To do:
Copy the data that follows exactly. Include no pictures.

Supplied material:
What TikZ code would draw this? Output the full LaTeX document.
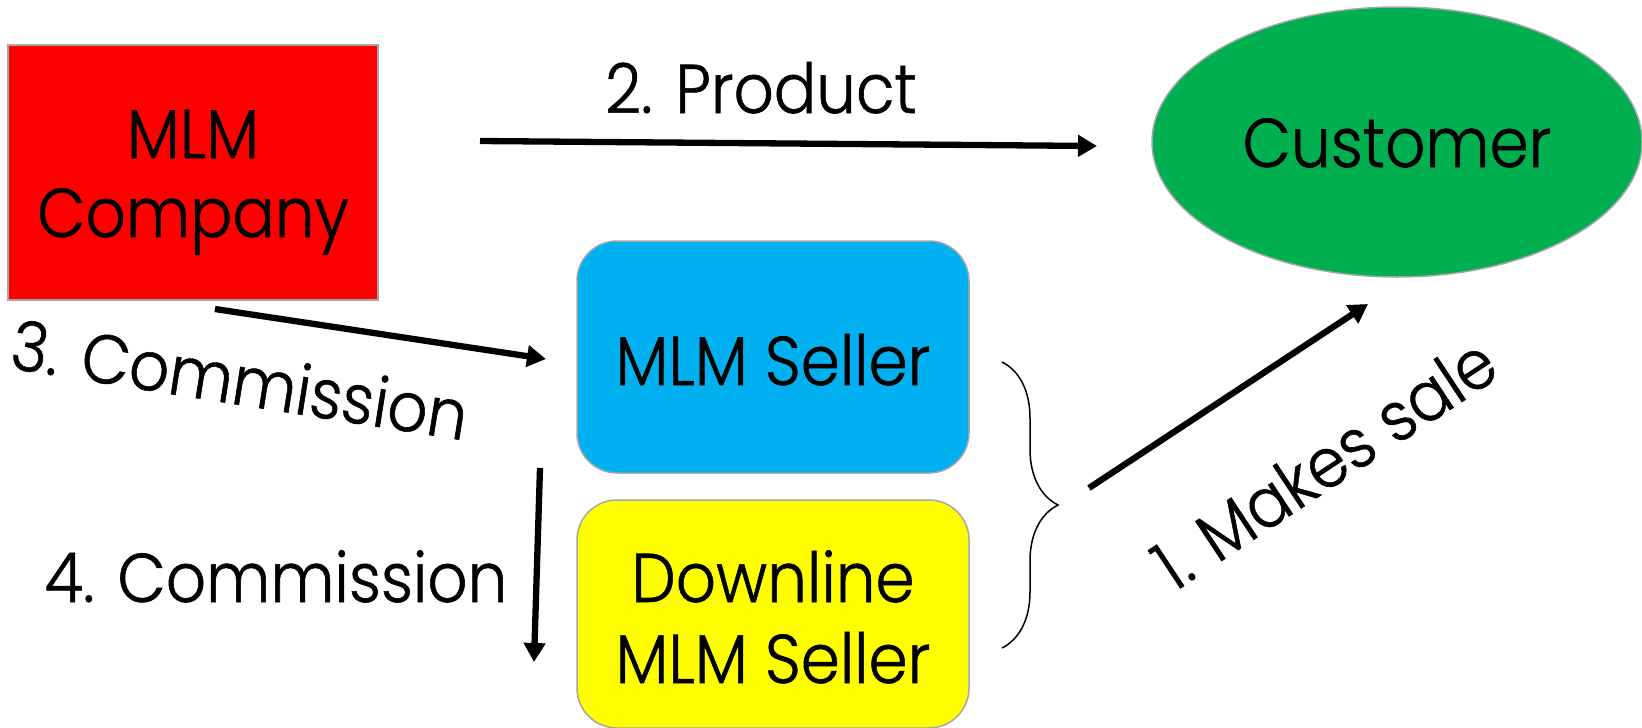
\documentclass[tikz,border=0pt]{standalone}
\usepackage{fontspec}
\setmainfont{Poppins}[UprightFont=* Light,FakeStretch=0.91,FakeBold=0.8]
\usetikzlibrary{arrows.meta,shapes.geometric,decorations.pathreplacing}
\definecolor{mlmred}{HTML}{FF0000}
\definecolor{custgreen}{HTML}{00AF50}
\definecolor{sellerblue}{HTML}{00B0F0}
\definecolor{downyellow}{HTML}{FFFF00}
\definecolor{edgegray}{HTML}{A6A6A6}
\begin{document}
\begin{tikzpicture}[x=1pt,y=-1pt,
  bigtext/.style={font=\fontsize{69}{79}\selectfont},
  shapebox/.style={bigtext,draw=edgegray,line width=1.5pt,inner sep=0pt,align=center,text=black},
  flow/.style={line width=6.3pt,-{Triangle[length=19pt,width=21pt]}},
  label/.style={bigtext,inner sep=0pt}]
\useasboundingbox (0,0) rectangle (1642,728);

% participants
\node[shapebox,fill=mlmred,minimum width=370pt,minimum height=255pt] (company) at (193,172.5) {};
\node[shapebox,ellipse,fill=custgreen,minimum width=490pt,minimum height=270pt] (customer) at (1397,142) {};
\node[shapebox,fill=sellerblue,rounded corners=40pt,minimum width=392pt,minimum height=232pt] (seller) at (773,357) {};
\node[shapebox,fill=downyellow,rounded corners=40pt,minimum width=392pt,minimum height=228pt] (downline) at (773,614) {};

% texts inside the shapes, placed on their baselines
\node[label,anchor=base] (tcompany1) at (company.center |- 0,158) {MLM};
\node[label,anchor=base] (tcompany2) at (company.center |- 0,237) {Company};
\node[label,anchor=base] (tcustomer) at (customer.center |- 0,167) {Customer};
\node[label,anchor=base] (tseller) at (seller.center |- 0,385) {MLM Seller};
\node[label,anchor=base] (tdown1) at (downline.center |- 0,602) {Downline};
\node[label,anchor=base] (tdown2) at (downline.center |- 0,683) {MLM Seller};

% arrow end points
\coordinate (p2s) at (480,141);
\coordinate (p2e) at (1097,146);
\coordinate (c3s) at (215,309);
\coordinate (c3e) at (546,359);
\coordinate (c4s) at (540,468);
\coordinate (c4e) at (534,662);
\coordinate (s1s) at (1089,488);
\coordinate (s1e) at (1368,304);
\coordinate (btop) at (1002,362);
\coordinate (bbot) at (1002,648);

\draw[flow] (p2s) -- (p2e);
\draw[flow] (c3s) -- (c3e);
\draw[flow] (c4s) -- (c4e);
\draw[flow] (s1s) -- (s1e);

% brace grouping both sellers
\draw[line width=1.5pt,decorate,decoration={brace,amplitude=56pt}] (btop) -- (bbot);

% labels
\node[label,anchor=base] (lproduct) at (761,113) {2. Product};
\node[label,rotate=-9] (lcomm3) at (240,379) {3. Commission};
\node[label,anchor=base] (lcomm4) at (276,602) {4. Commission};
\node[label,rotate=33.5] (lsale) at (1324,463) {1. Makes sale};
\end{tikzpicture}
\end{document}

Task answer:
What TikZ code would draw this? Output the full LaTeX document.
\documentclass[tikz,border=0pt]{standalone}
\usepackage{fontspec}
\setmainfont{Poppins}[UprightFont=* Light,FakeStretch=0.91,FakeBold=0.8]
\usetikzlibrary{arrows.meta,shapes.geometric,decorations.pathreplacing}
\definecolor{mlmred}{HTML}{FF0000}
\definecolor{custgreen}{HTML}{00AF50}
\definecolor{sellerblue}{HTML}{00B0F0}
\definecolor{downyellow}{HTML}{FFFF00}
\definecolor{edgegray}{HTML}{A6A6A6}
\begin{document}
\begin{tikzpicture}[x=1pt,y=-1pt,
  bigtext/.style={font=\fontsize{69}{79}\selectfont},
  shapebox/.style={bigtext,draw=edgegray,line width=1.5pt,inner sep=0pt,align=center,text=black},
  flow/.style={line width=6.3pt,-{Triangle[length=19pt,width=21pt]}},
  label/.style={bigtext,inner sep=0pt}]
\useasboundingbox (0,0) rectangle (1642,728);

% participants
\node[shapebox,fill=mlmred,minimum width=370pt,minimum height=255pt] (company) at (193,172.5) {};
\node[shapebox,ellipse,fill=custgreen,minimum width=490pt,minimum height=270pt] (customer) at (1397,142) {};
\node[shapebox,fill=sellerblue,rounded corners=40pt,minimum width=392pt,minimum height=232pt] (seller) at (773,357) {};
\node[shapebox,fill=downyellow,rounded corners=40pt,minimum width=392pt,minimum height=228pt] (downline) at (773,614) {};

% texts inside the shapes, placed on their baselines
\node[label,anchor=base] (tcompany1) at (company.center |- 0,158) {MLM};
\node[label,anchor=base] (tcompany2) at (company.center |- 0,237) {Company};
\node[label,anchor=base] (tcustomer) at (customer.center |- 0,167) {Customer};
\node[label,anchor=base] (tseller) at (seller.center |- 0,385) {MLM Seller};
\node[label,anchor=base] (tdown1) at (downline.center |- 0,602) {Downline};
\node[label,anchor=base] (tdown2) at (downline.center |- 0,683) {MLM Seller};

% arrow end points
\coordinate (p2s) at (480,141);
\coordinate (p2e) at (1097,146);
\coordinate (c3s) at (215,309);
\coordinate (c3e) at (546,359);
\coordinate (c4s) at (540,468);
\coordinate (c4e) at (534,662);
\coordinate (s1s) at (1089,488);
\coordinate (s1e) at (1368,304);
\coordinate (btop) at (1002,362);
\coordinate (bbot) at (1002,648);

\draw[flow] (p2s) -- (p2e);
\draw[flow] (c3s) -- (c3e);
\draw[flow] (c4s) -- (c4e);
\draw[flow] (s1s) -- (s1e);

% brace grouping both sellers
\draw[line width=1.5pt,decorate,decoration={brace,amplitude=56pt}] (btop) -- (bbot);

% labels
\node[label,anchor=base] (lproduct) at (761,113) {2. Product};
\node[label,rotate=-9] (lcomm3) at (240,379) {3. Commission};
\node[label,anchor=base] (lcomm4) at (276,602) {4. Commission};
\node[label,rotate=33.5] (lsale) at (1324,463) {1. Makes sale};
\end{tikzpicture}
\end{document}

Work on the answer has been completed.